Bulk purchases of animals by religious seminaries, which offer a collective slaughtering facility to the faithful, are also a fast growing activity. Qureshi has bought 150 animals from the markets of Multan and Bahawalpur to be supplied to a Karachi-based seminary before Eid-ul-Azha. He says, 20pc of all cattle that reach Karachi’s cattle bazaar, Pakistan’s largest, is exceptionally fattened and a fancy item for affluent buyers.

Another reason for the hike in prices is that meat exports are increasing and the gap between demand and supply fluctuates sharply. A Karachi-based meat supplier, Imran Zafar, believes that the sale of meat to restaurants and retailers has increased sharply.

Zafar opines that from Ramzan onwards until a fortnight post-Eid-ul-Azha, the normal supply and demand equilibrium is upset. The government needs to come up with some projects to encourage cattle pen owners to raise livestock production, he adds.

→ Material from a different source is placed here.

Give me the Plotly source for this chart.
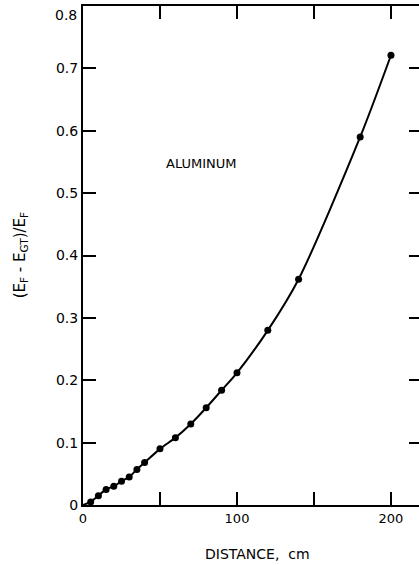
import plotly.graph_objects as go

# Data
distance_cm = [5, 10, 15, 20, 25, 30, 35, 40, 50, 60, 70, 80, 90, 100, 120, 140, 180, 200]
rel_diff = [0.005, 0.015, 0.025, 0.030, 0.038, 0.045, 0.057, 0.068, 0.090, 0.108,
            0.130, 0.156, 0.184, 0.212, 0.280, 0.362, 0.590, 0.721]
curve_x = [0] + distance_cm
curve_y = [0] + rel_diff

x_tickvals = [0, 50, 100, 150, 200]
x_ticktext = ["0", "", "100", "", "200"]
y_tickvals = [0, 0.1, 0.2, 0.3, 0.4, 0.5, 0.6, 0.7, 0.8]
y_ticktext = ["0", "0.1", "0.2", "0.3", "0.4", "0.5", "0.6", "0.7", "0.8"]

FONT = "DejaVu Sans"

fig = go.Figure()
fig.add_trace(go.Scatter(x=curve_x, y=curve_y, mode="lines",
                         line=dict(color="black", width=2, shape="spline", smoothing=0.8),
                         hoverinfo="skip", showlegend=False))
fig.add_trace(go.Scatter(x=distance_cm, y=rel_diff, mode="markers",
                         marker=dict(color="black", size=7),
                         showlegend=False))
# right-side tick marks (no line)
fig.add_trace(go.Scatter(x=[None], y=[None], yaxis="y2", showlegend=False))

# the top tick label sits just below the frame's top edge in the reference
top_label = dict(text=y_ticktext[-1], x=0, y=y_tickvals[-1], xref="paper", yref="y",
                 xanchor="right", yanchor="middle", xshift=-4, yshift=-9,
                 showarrow=False, font=dict(size=14))

fig.update_layout(
    width=419, height=565,
    margin=dict(l=83, r=0, t=6, b=60),
    paper_bgcolor="white", plot_bgcolor="white",
    font=dict(family=FONT, size=14, color="black"),
    xaxis=dict(range=[0, 218.2], tickvals=x_tickvals, ticktext=x_ticktext,
               ticks="inside", ticklen=13, tickwidth=2, tickcolor="black",
               showline=True, linewidth=2, linecolor="black", mirror="ticks",
               showgrid=False, zeroline=False, tickfont=dict(size=13),
               automargin=False),
    yaxis=dict(range=[0, 0.8], tickvals=y_tickvals, ticktext=y_ticktext[:-1] + [""],
               ticks="inside", ticklen=13, tickwidth=2, tickcolor="black",
               showline=True, linewidth=2, linecolor="black",
               showgrid=False, zeroline=False, tickfont=dict(size=14),
               automargin=False),
    yaxis2=dict(range=[0, 0.8], overlaying="y", side="right", tickvals=y_tickvals,
                ticks="inside", ticklen=10, tickwidth=2, tickcolor="black",
                showticklabels=False, showline=False, showgrid=False, zeroline=False,
                automargin=False),
    annotations=[
        top_label,
        dict(text="ALUMINUM", x=77, y=0.547, xref="x", yref="y", showarrow=False,
             font=dict(size=13)),
        dict(text="DISTANCE,  cm", x=0.52, y=-0.098, xref="paper", yref="paper",
             showarrow=False, font=dict(size=14), xanchor="center", yanchor="middle"),
        dict(text="(E<sub>F</sub> - E<sub>GT</sub>)/E<sub>F</sub>", x=-0.185, y=0.5,
             xref="paper", yref="paper", showarrow=False, textangle=-90,
             font=dict(size=15), xanchor="center", yanchor="middle"),
    ],
)

fig.write_html("out.html", config={"displayModeBar": False},
               post_script="document.body.style.margin='0';")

The government had formed the Livestock and Dairy Development Board (L&DDB) several years back under which breeding of quality cattle was being promoted with financial and technical assistance to farmers. The project has been wound up.

Abid Ali, manager of one of the largest seminaries’ in Hyderabad’s Latifabad area, says he has been advised to hire a contractor who may supply him with 350-400 animals for collective slaughtering at the mosque’s site for the three days of Eid-ul-Azha.

“We will pay the contractor for all the animals after weighing their collective weight and then determine the amount per kg of beef”, he says. He adds that his seminary wants to avoid the usual bazaar hassle and the management of animals for a fortnight or so. The contractor will arrange the supply just a day before Eid.

The wholesale markets for goats organised on a weekly basis have just begun to function in many districts. Traders buy goats from Benazirabad, Umerkot, Jhuddo, Badin, Saeedabad etc. Prices of goats are higher this season. This is likely to force more people to opt for collective sacrifice of cows in seminaries or mosques at a lower cost.

Qureshi claims he has purchased 1,250 goats (with anticipated 10kg each net meat) for Rs12,000 for a meat suppliers group. This shows that the meat of sacrificial goats would cost him Rs1200/1kg at wholesale price.

Proper breeding of goats is not common as generally individuals are involved in breeding and fattening of sacrificial goats. The price they demand is Rs40,000-Rs50,000 per goat. Sales of sheep in the market remains negligible but people, in some cases, do rear them domestically for Eid-ul-Azha.